Das ergibt sich aus dem Grundgedanken des Befreiungstatbestandes in § 1 Abs 1 Nr 3 RGVO: Behinderte, denen wegen ihres Leidens öffentliche Veranstaltungen nicht zugänglich sind, hören statt dessen zu Hause Rundfunk und sehen fern. Die dafür zu zahlenden Gebühren sind behinderungsbedingter Nachteil, von dem die RGVO befreit. Der Zweck dieser Regelung wird danach verfehlt, wenn auch solche Behinderten von Gebühren befreit werden, die wegen ihres Leidens trotz körperlicher Anwesenheit weder öffentlichen Veranstaltungen zu folgen vermögen, noch Rundfunk- und Fernsehsendungen in ihrer privaten Umgebung. In solchen Fällen kann der häusliche Fernseh- und Rundfunkempfang kein Ersatz für sonst besuchte öffentliche Veranstaltungen sein. So liegt es bei der Klägerin. Sie versteht wegen Aphasie öffentlich Dargebotenes nicht. Ebensowenig vermag sie zu Hause Rundfunk- und Fernsehsendungen zu folgen.

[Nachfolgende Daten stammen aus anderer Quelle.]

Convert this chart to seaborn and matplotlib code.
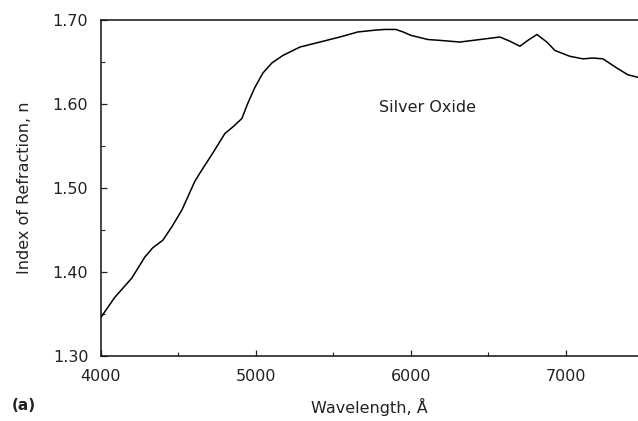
import matplotlib
matplotlib.use("Agg")
import matplotlib.pyplot as plt
from matplotlib.ticker import MultipleLocator
import seaborn as sns
import pandas as pd

# Refractive index of silver oxide versus wavelength
wavelength = [4000, 4090, 4200, 4284, 4335, 4400, 4458, 4523, 4606, 4639,
              4723, 4800, 4852, 4910, 4948, 4994, 5045, 5103, 5174, 5284,
              5413, 5542, 5658, 5760, 5832, 5903, 5950, 6000, 6110, 6187,
              6316, 6445, 6574, 6639, 6703, 6755, 6813, 6877, 6929, 7026,
              7110, 7174, 7239, 7329, 7400, 7465]
index_n = [1.346, 1.370, 1.393, 1.418, 1.429, 1.438, 1.454, 1.474, 1.508, 1.518,
           1.542, 1.565, 1.573, 1.583, 1.601, 1.620, 1.637, 1.649, 1.658, 1.668,
           1.674, 1.680, 1.686, 1.688, 1.689, 1.689, 1.686, 1.682, 1.677, 1.676,
           1.674, 1.677, 1.680, 1.675, 1.669, 1.676, 1.683, 1.674, 1.664, 1.657,
           1.654, 1.655, 1.654, 1.643, 1.635, 1.632]

x_ticks = [4000, 5000, 6000, 7000]
y_ticks = [1.30, 1.40, 1.50, 1.60, 1.70]

df = pd.DataFrame({"wavelength": wavelength, "n": index_n})

sns.set_theme(style="white")
plt.rcParams["font.family"] = ["DejaVu Sans"]

fig = plt.figure(figsize=(6.38, 4.21), dpi=100)
ax = fig.add_axes([0.158, 0.154, 0.842, 0.798])

sns.lineplot(data=df, x="wavelength", y="n", ax=ax, color="black",
             linewidth=1.1, estimator=None, sort=False)

ax.set_xlim(4000, 7465)
ax.set_ylim(1.30, 1.70)
ax.set_xticks(x_ticks)
ax.set_xticklabels([str(v) for v in x_ticks])
ax.set_yticks(y_ticks)
ax.set_yticklabels([f"{v:.2f}" for v in y_ticks])
ax.xaxis.set_minor_locator(MultipleLocator(500))
ax.yaxis.set_minor_locator(MultipleLocator(0.05))

ax.tick_params(axis="both", which="major", direction="in", length=4, width=0.9,
               labelsize=11.5, colors="#222222", labelcolor="#222222")
ax.tick_params(axis="both", which="minor", direction="in", length=3, width=0.8,
               colors="#222222")
ax.tick_params(axis="x", which="both", bottom=True, pad=9)
ax.tick_params(axis="y", which="both", left=True, pad=9)

for side in ["left", "bottom", "top"]:
    ax.spines[side].set_visible(True)
    ax.spines[side].set_color("#111111")
    ax.spines[side].set_linewidth(1.1)
ax.spines["right"].set_visible(False)

ax.set_xlabel("Wavelength, Å", fontsize=11.5, color="#222222", labelpad=10)
ax.set_ylabel("Index of Refraction, n", fontsize=11.5, color="#222222", labelpad=15)

ax.text(6110, 1.596, "Silver Oxide", fontsize=11.5, color="#222222",
        ha="center", va="center")
fig.text(0.038, 0.038, "(a)", fontsize=11, fontweight="bold", color="#222222",
         ha="center", va="center")

fig.savefig("out.png", dpi=100, facecolor="white")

Dem Grundgedanken des § 1 Abs 1 Nr 3 RGVO könnte es wohl entsprechen, körperlich Behinderte von der Gebührenpflicht nicht zu befreien, wenn sie zusätzlich durch geistig-seelische Leiden gehindert sind, öffentlichen Veranstaltungen zu folgen. Diese Konsequenz hat der Verordnungsgeber aber nicht gezogen, weil damit kaum überwindbare Beweisschwierigkeiten verbunden wären. Schon die Schwelle, von der an geistige und seelische Behinderungen dazu führen könnten, die Gebührenbefreiung zu versagen, ließe sich nur schwer bestimmen. Auch bei körperlich und geistig gesunden Personen ist das Konzentrationsvermögen unterschiedlich und nicht unbegrenzt. Je nach der Art der Veranstaltung wird es in mehr oder weniger starkem Maße gefordert und aufgebraucht. Allgemein läßt sich für öffentliche Veranstaltungen nichts darüber sagen, wie viele der Anwesenden überhaupt und ggf wie lange dem Geschehen aufmerksam folgen, welches Maß an geistiger Anteilnahme also durchschnittlich aufgebracht wird. Damit läßt sich auch nicht allgemein sagen, wo das Mindestmaß der geistigen Anteilnahme liegt, unterhalb dessen von einer „Teilnahme” sinnvollerweise nicht mehr gesprochen werden kann (BSG SozR 3-3870 § 4 Nr 2). Selbst wenn es gelänge, ein allgemein gültiges Maß zu finden, so fehlte es doch häufig an Mitteln, um im Einzelfall sicher feststellen zu können, ob ein Behinderter dieses Maß wegen seiner geistig-seelischen Leiden nicht mehr erfüllt.
Zur erstrebten Gebührenbefreiung vermag auch der Hinweis der Klägerin auf § 1 Abs 1 Nr 2b RGVO nicht zu führen. Unter diesen Tatbestand fallen „Hörgeschädigte, die gehörlos sind oder denen eine ausreichende Verständigung über das Gehör auch mit Hörhilfen nicht möglich ist”. Zu diesem Personenkreis zählt die Klägerin nicht. § 1 Abs 1 Nr 2b RGVO stellt auf eine Schädigung des Hörorgans ab, die bei der Klägerin nicht vorliegt. Eine Erweiterung dieses Tatbestandes auf alle in der Verständnisfähigkeit trotz intakten Hörorgans in gleicher Weise wie Hörgeschädigte beeinträchtigten Personen wäre mit dem Wortlaut der Vorschrift unvereinbar und würde dem Gebot enger Auslegung der Regelungen über die Befreiung von der Rundfunkgebührenpflicht widersprechen.
Die gesundheitlichen Voraussetzungen für eine Befreiung von der Rundfunkgebührenpflicht liegen auch nicht schon deshalb vor, weil die Klägerin gehbehindert ist und ständiger Begleitung bedarf – Merkzeichen „B” und „G” (BSG SozR 3870 § 3 Nr 25). Das LSG hat zwar nicht festgestellt, daß die Klägerin körperlich noch in der Lage sei, öffentliche Veranstaltungen zu erreichen und dort zu verbleiben. Aus der Bezeichnung der Behinderungen ergibt sich aber kein Anhaltspunkt für Teilnahmehindernisse körperlicher Art.
Die Kostenentscheidung folgt aus § 193 SGG.